SINGLE LIFE: THE DON’T DO’S
In life I find that I wish there was a surefire method to do everything right. Yes, I am one of THOSE people! When something new comes my way I like to get a book or find a website that offers advice on how to navigate new things….I definitely like to have an idea of what to expect.
Single life was no different for me. When I recently moved and I went through all of my old books I got rid of several books on divorce and starting over, some of which had yielded great advice, and some that I had found completely frustrating.
One thing that really rubbed me the wrong way was the notion that just because I am now living a single life, my life should and would look completely different than when I was married. I was a stay-at-home and work-at-home mom for many years, and I have also homeschooled all of my kids. All of my friends were married, all of my kid’s friends had married parents, and my life was very much surrounded by strong, healthy families.
And I really wanted things to stay that way because those people are my “people”. They are my support system and the way I had lived my life was one I loved. Being directed to a single way of life surrounded by new people and new experiences was not what I wanted to shoot for.
Yes, I have had lots of new experiences and I have changed a lot as a person, but my friends are still married and my kids see an example of strong families all around us, and I LOVE that, because that is what life is all about (in my opinion).
So, here is my little list of “don’t do’s” that worked well for me when I walked into single life. Everyone is different and you need to navigate your own path, but some of these tips were lifesavers for me. I hope something here will help you:
ONE: Don’t cover up the pain you are feeling. Deal with it, feel it, walk through it. That is the only way you will find your way to healing.
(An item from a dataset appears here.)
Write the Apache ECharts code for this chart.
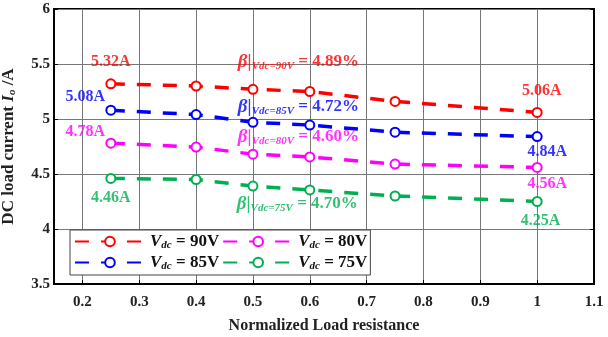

Adding a bunch of activities to numb things may help temporarily, but it will not lead to anything solid or peaceful in the long run.
TWO: Don’t go silent. Find trusted friends, family and/or counselors to help you process everything that is happening and changing. This is NOT a time to hold everything in.
THREE: Don’t isolate yourself. It’s OK to take a step back from life’s activities while you get your bearings, but it is surprisingly nice to get out and notice that life is happening all around you. In other words, there is more to life (your life) than the struggle you are walking through right now. This helps to bring a sense of peace and hope that things will get back to normal.
FOUR: Don’t drink excessively, exercise like a maniac, flirt and date like crazy, or get a bunch of tattoos or piercings. If these are activities you use to avoid what is happening in your life right now OR if these things help you send an angry message to your ex, they are unhealthy for you and your healing. The only way out is through, and detouring through emotion-numbing activities will simply stall your progress. This is not to say that a nice run or a glass of wine at night is bad. Just be careful how much you are engaging in any one thing.
FIVE: Do not bring your kids into your feud with your ex in any shape or form. I wrote more about this in my co-parenting post, but I think it bears repeating. Your relationship with your ex is entirely separate and different than the one you shared as spouses. Let it be so.
SIX: Don’t invite too much negativity into your world. People who have been through divorces can become very bitter, and I found that I needed to be around people who were more hopeful and forward-thinking in life. Just because your relationship fell apart, does not mean that all relationships are doomed or that all men (or women) are jerks.
Well, those are the “don’t do’s” that I stuck to when I first walked into single life. Not only did I stick to them, but I asked a couple of friends for accountability. I asked them to point out if I was going off my own course, simply because I wanted to get through a rough time, but with a little bit of grace.